— AIM OF THE TASK —
Every line containing the word "page" needs to be found and copied.

========================================================================

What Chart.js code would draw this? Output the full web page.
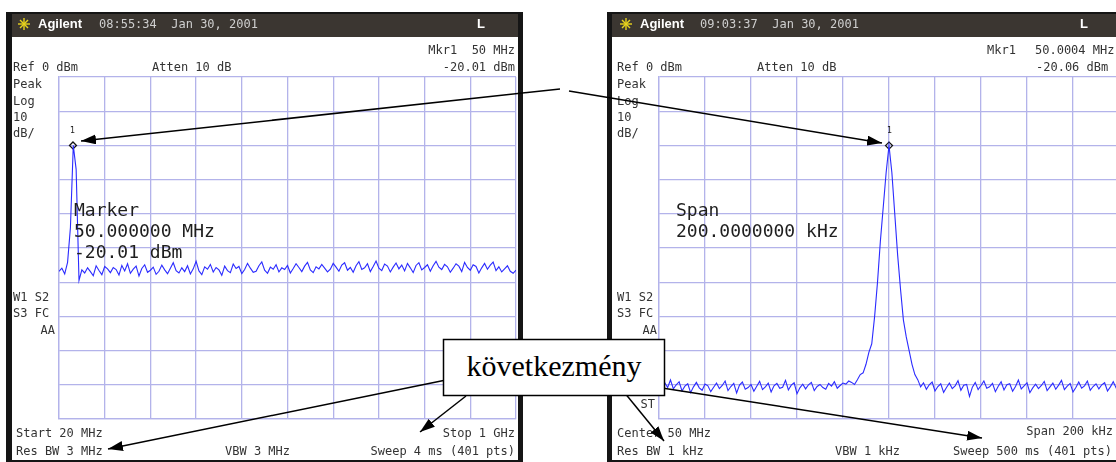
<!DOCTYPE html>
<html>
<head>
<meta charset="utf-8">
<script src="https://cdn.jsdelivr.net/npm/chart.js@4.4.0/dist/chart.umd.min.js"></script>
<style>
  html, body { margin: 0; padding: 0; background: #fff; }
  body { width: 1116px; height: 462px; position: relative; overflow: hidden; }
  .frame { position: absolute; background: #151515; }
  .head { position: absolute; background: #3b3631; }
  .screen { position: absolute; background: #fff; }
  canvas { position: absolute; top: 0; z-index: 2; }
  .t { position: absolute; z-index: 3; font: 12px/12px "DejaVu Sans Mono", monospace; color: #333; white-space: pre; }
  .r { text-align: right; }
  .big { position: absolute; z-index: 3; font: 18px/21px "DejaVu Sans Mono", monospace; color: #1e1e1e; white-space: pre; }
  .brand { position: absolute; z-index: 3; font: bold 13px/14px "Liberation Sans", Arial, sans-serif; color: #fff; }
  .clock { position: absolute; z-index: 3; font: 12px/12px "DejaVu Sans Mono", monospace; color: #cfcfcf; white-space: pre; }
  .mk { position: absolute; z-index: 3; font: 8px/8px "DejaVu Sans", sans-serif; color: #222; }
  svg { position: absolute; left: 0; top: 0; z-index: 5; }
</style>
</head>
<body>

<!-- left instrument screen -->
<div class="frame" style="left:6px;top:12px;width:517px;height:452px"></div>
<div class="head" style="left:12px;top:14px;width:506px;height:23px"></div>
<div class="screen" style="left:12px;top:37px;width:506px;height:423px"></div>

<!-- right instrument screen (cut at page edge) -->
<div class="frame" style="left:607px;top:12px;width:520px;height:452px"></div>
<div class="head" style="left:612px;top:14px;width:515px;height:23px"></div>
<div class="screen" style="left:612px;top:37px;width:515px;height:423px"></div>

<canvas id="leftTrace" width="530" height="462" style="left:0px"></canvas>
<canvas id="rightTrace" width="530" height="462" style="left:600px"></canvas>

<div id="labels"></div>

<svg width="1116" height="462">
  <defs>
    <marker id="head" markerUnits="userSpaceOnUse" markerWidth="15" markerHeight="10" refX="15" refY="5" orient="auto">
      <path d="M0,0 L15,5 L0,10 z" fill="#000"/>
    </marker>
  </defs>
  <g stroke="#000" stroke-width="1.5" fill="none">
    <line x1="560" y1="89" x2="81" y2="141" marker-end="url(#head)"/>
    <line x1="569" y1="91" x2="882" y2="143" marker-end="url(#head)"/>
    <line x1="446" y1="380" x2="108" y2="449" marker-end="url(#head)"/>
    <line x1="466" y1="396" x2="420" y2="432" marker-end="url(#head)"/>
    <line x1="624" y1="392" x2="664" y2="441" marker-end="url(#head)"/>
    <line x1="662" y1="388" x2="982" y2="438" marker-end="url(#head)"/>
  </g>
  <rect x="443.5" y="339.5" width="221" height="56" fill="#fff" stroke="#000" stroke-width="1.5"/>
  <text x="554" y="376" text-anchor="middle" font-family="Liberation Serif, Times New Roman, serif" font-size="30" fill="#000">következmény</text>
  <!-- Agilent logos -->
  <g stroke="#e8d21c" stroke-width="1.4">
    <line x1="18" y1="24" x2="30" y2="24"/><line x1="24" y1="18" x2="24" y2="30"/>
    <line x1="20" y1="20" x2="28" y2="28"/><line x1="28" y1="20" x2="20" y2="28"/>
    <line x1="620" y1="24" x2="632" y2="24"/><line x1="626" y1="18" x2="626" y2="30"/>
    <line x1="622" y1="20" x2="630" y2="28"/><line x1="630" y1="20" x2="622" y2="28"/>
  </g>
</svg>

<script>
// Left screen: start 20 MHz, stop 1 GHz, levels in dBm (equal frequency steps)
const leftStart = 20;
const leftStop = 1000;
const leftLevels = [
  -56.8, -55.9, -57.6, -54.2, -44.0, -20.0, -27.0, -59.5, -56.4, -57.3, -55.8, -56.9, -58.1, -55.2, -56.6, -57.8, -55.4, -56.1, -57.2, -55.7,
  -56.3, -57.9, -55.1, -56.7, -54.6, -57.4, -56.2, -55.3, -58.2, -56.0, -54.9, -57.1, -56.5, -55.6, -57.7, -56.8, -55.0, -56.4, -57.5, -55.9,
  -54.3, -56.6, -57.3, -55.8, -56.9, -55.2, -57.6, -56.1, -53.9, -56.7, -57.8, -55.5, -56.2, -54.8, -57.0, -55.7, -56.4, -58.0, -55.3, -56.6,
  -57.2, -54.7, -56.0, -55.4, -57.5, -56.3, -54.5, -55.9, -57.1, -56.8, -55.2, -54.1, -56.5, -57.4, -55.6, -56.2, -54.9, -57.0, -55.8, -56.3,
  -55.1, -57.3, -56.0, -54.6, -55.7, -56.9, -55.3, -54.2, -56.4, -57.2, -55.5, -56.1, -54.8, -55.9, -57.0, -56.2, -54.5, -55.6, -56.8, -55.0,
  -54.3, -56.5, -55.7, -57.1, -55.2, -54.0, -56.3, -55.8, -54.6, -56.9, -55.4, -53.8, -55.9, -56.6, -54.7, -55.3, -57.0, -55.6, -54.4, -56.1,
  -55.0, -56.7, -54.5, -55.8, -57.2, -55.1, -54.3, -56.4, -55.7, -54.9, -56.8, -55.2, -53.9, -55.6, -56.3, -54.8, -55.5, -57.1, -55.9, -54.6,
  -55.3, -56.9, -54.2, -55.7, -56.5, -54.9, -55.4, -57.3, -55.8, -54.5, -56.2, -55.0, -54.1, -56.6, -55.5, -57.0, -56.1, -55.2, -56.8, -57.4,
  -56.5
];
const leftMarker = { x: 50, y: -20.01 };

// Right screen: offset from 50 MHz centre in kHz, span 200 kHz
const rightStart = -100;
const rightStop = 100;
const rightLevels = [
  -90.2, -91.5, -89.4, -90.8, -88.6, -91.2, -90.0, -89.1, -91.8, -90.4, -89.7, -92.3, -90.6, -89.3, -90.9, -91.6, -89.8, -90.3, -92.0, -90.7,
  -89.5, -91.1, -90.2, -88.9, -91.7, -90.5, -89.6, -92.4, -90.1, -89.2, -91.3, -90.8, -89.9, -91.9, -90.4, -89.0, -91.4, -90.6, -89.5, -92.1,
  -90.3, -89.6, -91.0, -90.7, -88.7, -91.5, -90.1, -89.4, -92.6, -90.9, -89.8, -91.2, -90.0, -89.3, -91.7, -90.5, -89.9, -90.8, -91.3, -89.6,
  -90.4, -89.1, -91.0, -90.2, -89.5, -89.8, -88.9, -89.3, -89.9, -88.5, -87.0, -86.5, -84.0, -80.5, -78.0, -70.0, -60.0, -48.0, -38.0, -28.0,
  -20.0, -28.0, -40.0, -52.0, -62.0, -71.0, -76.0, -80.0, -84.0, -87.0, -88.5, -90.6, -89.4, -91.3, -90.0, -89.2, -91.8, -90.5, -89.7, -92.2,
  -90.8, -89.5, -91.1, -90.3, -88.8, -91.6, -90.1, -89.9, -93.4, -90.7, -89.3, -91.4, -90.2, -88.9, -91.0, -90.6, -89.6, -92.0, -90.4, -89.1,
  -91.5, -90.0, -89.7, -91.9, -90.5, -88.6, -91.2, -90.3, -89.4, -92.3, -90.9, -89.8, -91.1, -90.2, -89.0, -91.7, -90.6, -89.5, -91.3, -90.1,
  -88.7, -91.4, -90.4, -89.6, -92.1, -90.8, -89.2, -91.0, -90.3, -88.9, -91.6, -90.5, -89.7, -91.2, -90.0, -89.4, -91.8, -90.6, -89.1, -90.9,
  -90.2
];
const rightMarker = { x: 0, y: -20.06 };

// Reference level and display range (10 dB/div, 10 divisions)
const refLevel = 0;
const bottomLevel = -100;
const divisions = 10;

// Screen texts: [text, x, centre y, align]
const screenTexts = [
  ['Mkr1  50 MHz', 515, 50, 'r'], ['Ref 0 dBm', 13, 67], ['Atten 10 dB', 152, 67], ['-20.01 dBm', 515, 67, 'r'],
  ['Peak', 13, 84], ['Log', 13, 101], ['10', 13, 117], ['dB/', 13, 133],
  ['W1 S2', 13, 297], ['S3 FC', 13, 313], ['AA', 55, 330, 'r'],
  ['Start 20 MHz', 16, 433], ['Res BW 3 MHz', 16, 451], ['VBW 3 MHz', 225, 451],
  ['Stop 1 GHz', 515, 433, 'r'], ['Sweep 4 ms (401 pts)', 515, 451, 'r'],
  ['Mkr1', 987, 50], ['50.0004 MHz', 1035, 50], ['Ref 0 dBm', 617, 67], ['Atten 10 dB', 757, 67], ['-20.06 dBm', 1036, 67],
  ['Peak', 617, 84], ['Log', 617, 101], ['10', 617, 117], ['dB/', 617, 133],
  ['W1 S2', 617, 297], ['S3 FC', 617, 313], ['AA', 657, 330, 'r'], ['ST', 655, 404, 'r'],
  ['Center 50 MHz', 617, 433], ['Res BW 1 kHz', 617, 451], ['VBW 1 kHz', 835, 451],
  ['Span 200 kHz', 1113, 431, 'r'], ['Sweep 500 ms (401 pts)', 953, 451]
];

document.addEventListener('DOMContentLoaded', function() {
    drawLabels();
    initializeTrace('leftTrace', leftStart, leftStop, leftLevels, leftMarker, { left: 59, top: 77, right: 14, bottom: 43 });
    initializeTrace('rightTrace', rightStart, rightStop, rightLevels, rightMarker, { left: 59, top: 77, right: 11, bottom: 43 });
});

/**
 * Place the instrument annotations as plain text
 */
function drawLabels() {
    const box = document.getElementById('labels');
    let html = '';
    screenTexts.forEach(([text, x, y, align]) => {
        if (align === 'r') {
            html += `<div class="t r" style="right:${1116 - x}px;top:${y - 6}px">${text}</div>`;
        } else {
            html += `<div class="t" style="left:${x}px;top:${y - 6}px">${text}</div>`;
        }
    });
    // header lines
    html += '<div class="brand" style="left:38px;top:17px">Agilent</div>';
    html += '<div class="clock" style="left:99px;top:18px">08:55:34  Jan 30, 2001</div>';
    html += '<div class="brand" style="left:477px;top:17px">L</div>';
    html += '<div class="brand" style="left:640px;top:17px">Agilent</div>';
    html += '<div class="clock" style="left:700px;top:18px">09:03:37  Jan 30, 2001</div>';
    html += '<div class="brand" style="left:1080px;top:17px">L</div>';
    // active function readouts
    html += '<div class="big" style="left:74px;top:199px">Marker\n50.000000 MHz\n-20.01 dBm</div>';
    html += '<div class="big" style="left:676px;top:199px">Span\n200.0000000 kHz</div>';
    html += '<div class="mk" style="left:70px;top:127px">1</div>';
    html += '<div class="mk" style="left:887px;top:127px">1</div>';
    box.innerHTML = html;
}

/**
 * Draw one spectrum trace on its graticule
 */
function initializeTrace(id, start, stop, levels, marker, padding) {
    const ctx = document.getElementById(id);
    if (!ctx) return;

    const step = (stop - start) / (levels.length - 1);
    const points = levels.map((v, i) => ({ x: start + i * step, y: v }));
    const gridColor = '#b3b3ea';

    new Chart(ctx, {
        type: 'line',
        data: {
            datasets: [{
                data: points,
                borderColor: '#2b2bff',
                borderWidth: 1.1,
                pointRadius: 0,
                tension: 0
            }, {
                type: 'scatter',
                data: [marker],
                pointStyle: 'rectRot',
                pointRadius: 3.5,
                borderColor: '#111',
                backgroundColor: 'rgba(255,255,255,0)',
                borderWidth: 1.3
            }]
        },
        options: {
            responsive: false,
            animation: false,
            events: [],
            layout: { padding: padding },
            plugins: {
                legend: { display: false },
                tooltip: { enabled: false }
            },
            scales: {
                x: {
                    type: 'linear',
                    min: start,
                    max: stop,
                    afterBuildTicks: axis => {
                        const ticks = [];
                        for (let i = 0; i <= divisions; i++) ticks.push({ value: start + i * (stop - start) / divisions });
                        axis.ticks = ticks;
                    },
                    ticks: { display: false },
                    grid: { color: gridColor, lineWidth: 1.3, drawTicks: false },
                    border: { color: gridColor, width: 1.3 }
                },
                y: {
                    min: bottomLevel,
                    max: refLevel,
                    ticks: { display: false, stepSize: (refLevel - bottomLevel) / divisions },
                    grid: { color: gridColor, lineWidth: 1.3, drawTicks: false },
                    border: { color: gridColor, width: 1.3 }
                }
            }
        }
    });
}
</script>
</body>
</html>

========================================================================

— CORRECT RESULT —
What Chart.js code would draw this? Output the full web page.
<!-- right instrument screen (cut at page edge) -->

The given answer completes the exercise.